▶ Task requirements
Scan the records and identify every line in which the string "Generate" occurs, then return those lines.

▶ Records provided
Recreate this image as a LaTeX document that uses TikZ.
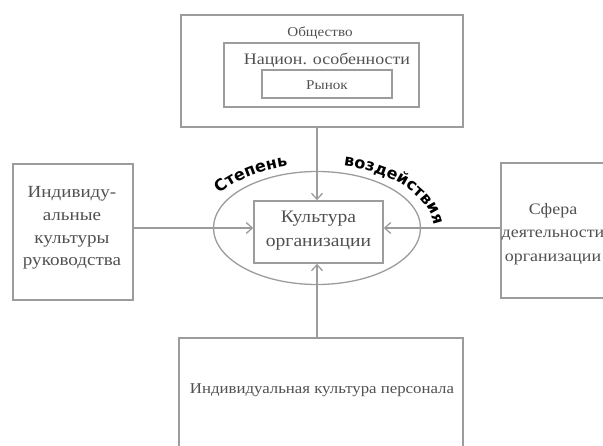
\documentclass[tikz,border=0pt]{standalone}
\usepackage{fontspec}
\setmainfont[FakeStretch=1.12]{Liberation Serif}
\newfontfamily\boldsans{DejaVu Sans}
\usetikzlibrary{arrows.meta,decorations.text,shapes.geometric}
\definecolor{lgray}{HTML}{9C9C9C}
\definecolor{tgray}{HTML}{505050}
\begin{document}
\begin{tikzpicture}[x=1pt,y=1pt,
  box/.style={draw=lgray, line width=1.6pt, inner sep=0pt, rectangle},
  txt/.style={text=tgray, inner sep=0pt, align=center},
  arr/.style={draw=lgray, line width=1.3pt, -{Straight Barb[length=6pt,width=11pt]}},
  arctext/.style={decorate, decoration={text along path, text align=left,
     text={|\boldsans\bfseries\fontsize{16}{16}\selectfont|#1}}}]
\clip (0,0) rectangle (603,445);
% top block
\node[box, minimum width=282pt, minimum height=112pt] (soc) at (322,374) {};
\node[box, minimum width=195pt, minimum height=64pt] (nat) at (321.5,370) {};
\node[box, minimum width=130pt, minimum height=28pt] (mkt) at (327,361) {};
\node[txt, font=\fontsize{13.5}{18}\selectfont] (tsoc) at (320,412) {Общество};
\node[txt, font=\fontsize{16}{18}\selectfont] (tnat) at (327,385) {Национ. особенности};
\node[txt, font=\fontsize{13.5}{18}\selectfont] (tmkt) at (327,360) {Рынок};
% left block
\node[box, minimum width=120pt, minimum height=136pt] (lead) at (73,213) {};
\node[txt, font=\fontsize{17}{22.8}\selectfont] (tlead) at (72,217) {Индивиду-\\альные\\культуры\\руководства};
% right block
\node[box, minimum width=130pt, minimum height=135pt] (sph) at (566,214.5) {};
\node[txt, font=\fontsize{16}{23.5}\selectfont] (tsph) at (553,211) {Сфера\\деятельности\\организации};
% bottom block
\node[box, minimum width=284pt, minimum height=140pt] (pers) at (321,37) {};
\node[txt, font=\fontsize{15}{18}\selectfont] (tpers) at (322,55) {Индивидуальная культура персонала};
% centre
\node[draw=lgray, line width=1.3pt, ellipse, minimum width=207pt, minimum height=113pt] (ell) at (317,217) {};
\node[box, minimum width=129pt, minimum height=62pt] (org) at (318.5,213) {};
\node[txt, font=\fontsize{17.5}{24}\selectfont] (torg) at (318.5,214) {Культура\\организации};
% connectors
\draw[arr] (soc.south -| 317,0) -- (317,0 |- org.north);
\draw[arr] (pers.north -| 317,0) -- (317,0 |- org.south);
\draw[arr] (lead.east |- 0,217) -- (org.west |- 0,217);
\draw[arr] (sph.west |- 0,217) -- (org.east |- 0,217);
% curved label
\path[arctext={Степень}] (317,213) ++(146:118 and 68) arc[start angle=146, end angle=90, x radius=118, y radius=68];
\path[arctext={воздействия}] (317,213) ++(77:118 and 68) arc[start angle=77, end angle=-20, x radius=118, y radius=68];
\end{tikzpicture}
\end{document}
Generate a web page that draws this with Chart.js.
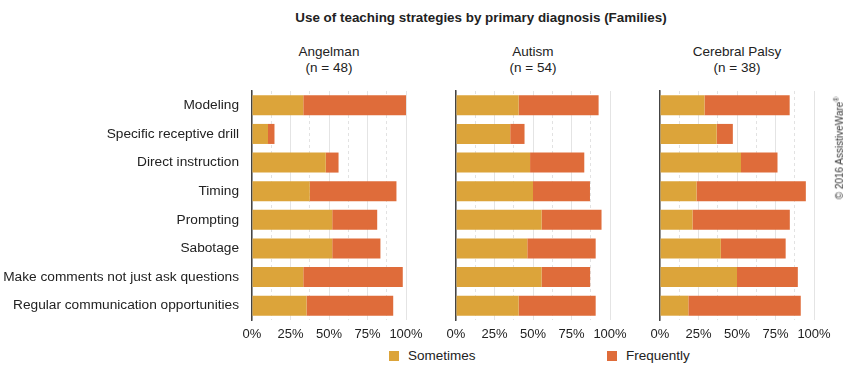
<!DOCTYPE html>
<html>
<head>
<meta charset="utf-8">
<script src="https://cdn.jsdelivr.net/npm/chart.js@4.4.0/dist/chart.umd.min.js"></script>
<style>
  body { margin: 0; background: #fff; font-family: "Liberation Sans", Arial, Helvetica, sans-serif; color: #222; }
  #wrap { position: relative; width: 852px; height: 369px; overflow: hidden; }
  canvas { position: absolute; top: 0; }
  .txt { position: absolute; white-space: nowrap; }
  .title { font-weight: bold; font-size: 13.4px; top: 10px; left: 281px; width: 400px; text-align: center; }
  .head { font-size: 13.5px; top: 44px; width: 154px; text-align: center; line-height: 16px; }
  .legend { font-size: 13.5px; top: 348px; line-height: 16px; }
  .legend span.sw { display: inline-block; width: 10px; height: 10px; margin-right: 9px; vertical-align: -1px; }
  .copy { font-size: 10px; color: #333; left: 839px; top: 148px; transform: translate(-50%, -50%) rotate(-90deg); }
</style>
</head>
<body>
<div id="wrap">
  <div class="txt title">Use of teaching strategies by primary diagnosis (Families)</div>
  <div class="txt head" style="left:252px">Angelman<br>(n = 48)</div>
  <div class="txt head" style="left:456px">Autism<br>(n = 54)</div>
  <div class="txt head" style="left:660px">Cerebral Palsy<br>(n = 38)</div>
  <canvas id="angelman" width="432" height="345" style="left:0px"></canvas>
  <canvas id="autism" width="200" height="345" style="left:436px"></canvas>
  <canvas id="cp" width="200" height="345" style="left:640px"></canvas>
  <div class="txt legend" style="left:389px"><span class="sw" style="background:#dca43a"></span>Sometimes</div>
  <div class="txt legend" style="left:607px"><span class="sw" style="background:#df6c3a"></span>Frequently</div>
  <div class="txt copy">© 2016 AssistiveWare<sup style="font-size:7px">®</sup></div>
</div>
<script>
const strategies = [
  'Modeling',
  'Specific receptive drill',
  'Direct instruction',
  'Timing',
  'Prompting',
  'Sabotage',
  'Make comments not just ask questions',
  'Regular communication opportunities'
];

// percentages of families
const angelmanSometimes = [33.3, 10.4, 47.9, 37.5, 52.1, 52.1, 33.3, 35.4];
const angelmanFrequently = [66.7, 4.2, 8.3, 56.3, 29.2, 31.3, 64.6, 56.3];

const autismSometimes = [40.7, 35.2, 48.1, 50, 55.6, 46.3, 55.6, 40.7];
const autismFrequently = [51.9, 9.3, 35.2, 37, 38.9, 44.4, 31.5, 50];

const cpSometimes = [28.9, 36.8, 52.6, 23.7, 21.1, 39.5, 50, 18.4];
const cpFrequently = [55.3, 10.5, 23.7, 71, 63.2, 42.1, 39.5, 73];

const SOMETIMES_COLOR = '#dca43a';
const FREQUENTLY_COLOR = '#df6c3a';
const FONT = '"Liberation Sans", Arial, Helvetica, sans-serif';

function makePanel(canvasId, sometimes, frequently, showLabels) {
  const yWidth = showLabels ? 252 : 20;
  return new Chart(document.getElementById(canvasId), {
    type: 'bar',
    data: {
      labels: strategies,
      datasets: [
        { label: 'Sometimes', data: sometimes, backgroundColor: SOMETIMES_COLOR, borderWidth: 0 },
        { label: 'Frequently', data: frequently, backgroundColor: FREQUENTLY_COLOR, borderWidth: 0 }
      ]
    },
    options: {
      indexAxis: 'y',
      responsive: false,
      animation: false,
      layout: { padding: { top: 91, right: 26, bottom: 0, left: 0 } },
      plugins: { legend: { display: false }, tooltip: { enabled: false } },
      datasets: { bar: { categoryPercentage: 0.8, barPercentage: 0.875 } },
      scales: {
        x: {
          stacked: true,
          min: 0,
          max: 100,
          afterFit: scale => { scale.height = 25; },
          ticks: {
            stepSize: 12.5,
            autoSkip: false,
            maxRotation: 0,
            padding: 7,
            color: '#222',
            font: { family: FONT, size: 13 },
            callback: v => (v % 25 === 0 ? v + '%' : '')
          },
          grid: {
            drawTicks: false,
            color: ctx => (ctx.tick && ctx.tick.value % 25 === 0 ? '#e4e4e4' : '#e2e2e2')
          },
          border: {
            display: false,
            dash: ctx => (ctx.tick && ctx.tick.value % 25 !== 0 ? [3, 3] : [])
          }
        },
        y: {
          stacked: true,
          afterFit: scale => { scale.width = yWidth; },
          ticks: {
            display: showLabels,
            padding: 13,
            color: '#222',
            font: { family: FONT, size: 13.7 }
          },
          grid: { display: false, drawTicks: false },
          border: { display: true, color: '#444', width: 1.5 }
        }
      }
    }
  });
}

makePanel('angelman', angelmanSometimes, angelmanFrequently, true);
makePanel('autism', autismSometimes, autismFrequently, false);
makePanel('cp', cpSometimes, cpFrequently, false);
</script>
</body>
</html>
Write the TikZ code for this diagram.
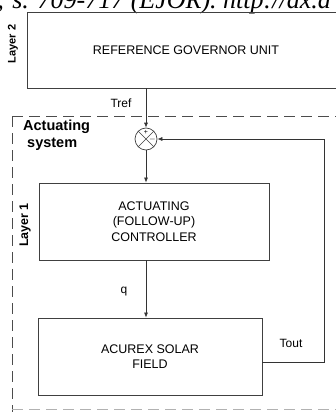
\documentclass[tikz,border=0pt]{standalone}
\usepackage{fontspec}
\setmainfont{Liberation Sans}
\newfontfamily\citefont{Liberation Serif}
\usetikzlibrary{arrows.meta}

\begin{document}
\begin{tikzpicture}[x=1pt,y=-1pt,
  blk/.style={draw=black!75,line width=0.8pt,align=center,inner sep=0pt},
  lyr/.style={rotate=90,font=\bfseries},
  lnk/.style={draw=black!80,line width=0.7pt},
  arr/.style={lnk,-{Latex[length=5pt,width=4pt]}},
  frame/.style={black!70,line width=0.7pt,dash pattern=on 11pt off 6pt}]
  \clip (0,0) rectangle (336,412);
  % cut-off citation line
  \node[anchor=base west,inner sep=0pt,font=\citefont\itshape\fontsize{26}{28}\selectfont] (cite) at (-3,9)
    {; s. 709-717 (EJOR). http://dx.d};
  % layer 2
  \node[blk,minimum width=318pt,minimum height=76pt,font=\fontsize{12.5}{14}\selectfont] (gov) at (186,50)
    {REFERENCE GOVERNOR UNIT};
  \node[lyr,font=\bfseries\fontsize{11}{12}\selectfont] (l2) at (13,44) {Layer 2};
  % actuating system frame
  \draw[frame] (12,116) -- (340,116);
  \draw[frame] (12,116) -- (12,412);
  \draw[frame,black!30] (12,409) -- (340,409);
  \node[anchor=north west,align=left,inner sep=0pt,font=\bfseries\fontsize{14.5}{17}\selectfont] (act) at (23,120)
    {Actuating\\ \ system};
  % layer 1
  \node[blk,minimum width=230pt,minimum height=77pt,font=\fontsize{12.5}{15.5}\selectfont] (ctrl) at (154,221.5)
    {ACTUATING\\(FOLLOW-UP)\\CONTROLLER};
  \node[lyr,font=\bfseries\fontsize{12.5}{14}\selectfont] (l1) at (25,225) {Layer 1};
  \node[blk,minimum width=224pt,minimum height=77pt,font=\fontsize{12.5}{15}\selectfont] (plant) at (150,356.5)
    {ACUREX SOLAR\\FIELD};
  % summing junction
  \node[draw=black!75,line width=0.7pt,circle,minimum size=22pt,inner sep=0pt] (sum) at (146,139) {};
  \draw[black!75,line width=0.6pt] (sum.north west) -- (sum.south east) (sum.north east) -- (sum.south west);
  \node[font=\fontsize{7}{7}\selectfont,inner sep=0pt] (plus) at (146,132.5) {+};
  \node[font=\fontsize{8}{8}\selectfont,inner sep=0pt] (minus) at (152.5,139.5) {$-$};
  % signals
  \coordinate (fb) at (324,362);
  \draw[arr] (sum.north |- gov.south) -- (sum.north);
  \draw[arr] (sum.south) -- (sum.south |- ctrl.north);
  \draw[arr] (sum.south |- ctrl.south) -- (sum.south |- plant.north);
  \draw[arr] (plant.east |- fb) -- (fb) |- (sum.east);
  \node[font=\fontsize{12}{14}\selectfont] (tref) at (121,103) {Tref};
  \node[font=\fontsize{12}{14}\selectfont] (q) at (124,292) {q};
  \node[font=\fontsize{12}{14}\selectfont] (tout) at (291,343) {Tout};
\end{tikzpicture}
\end{document}
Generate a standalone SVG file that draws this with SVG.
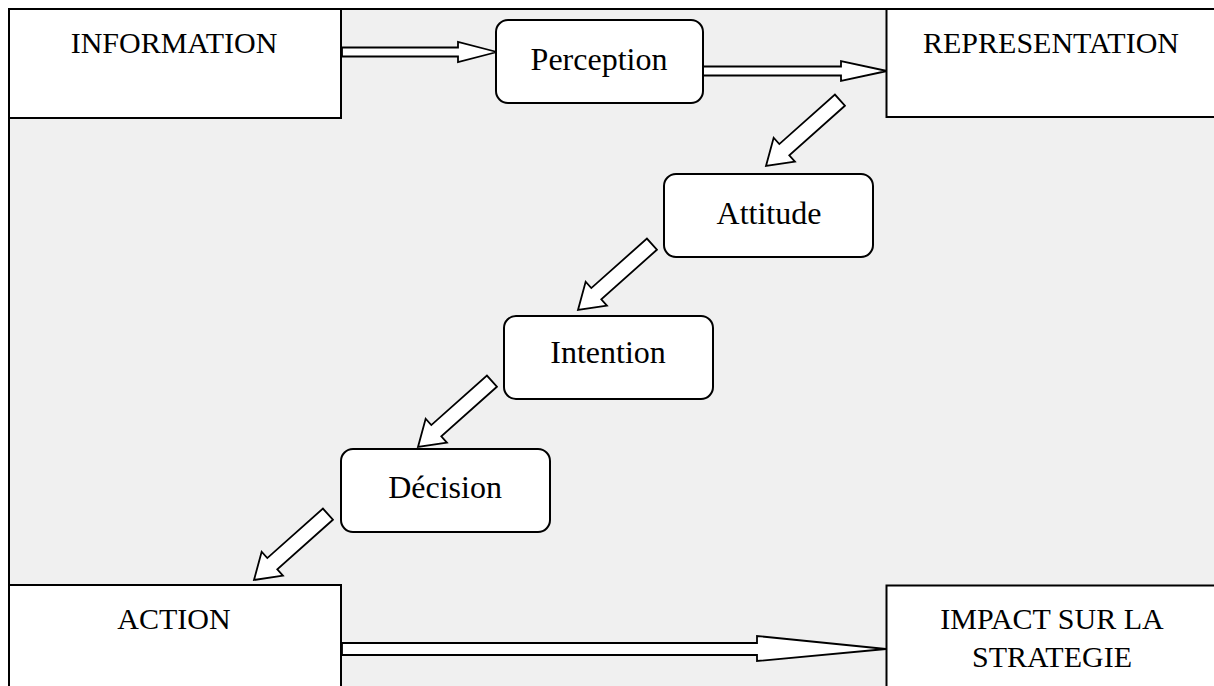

▶ Correct answer
Generate a web page that draws this with Chart.js.
Generate a standalone SVG file that draws this with SVG.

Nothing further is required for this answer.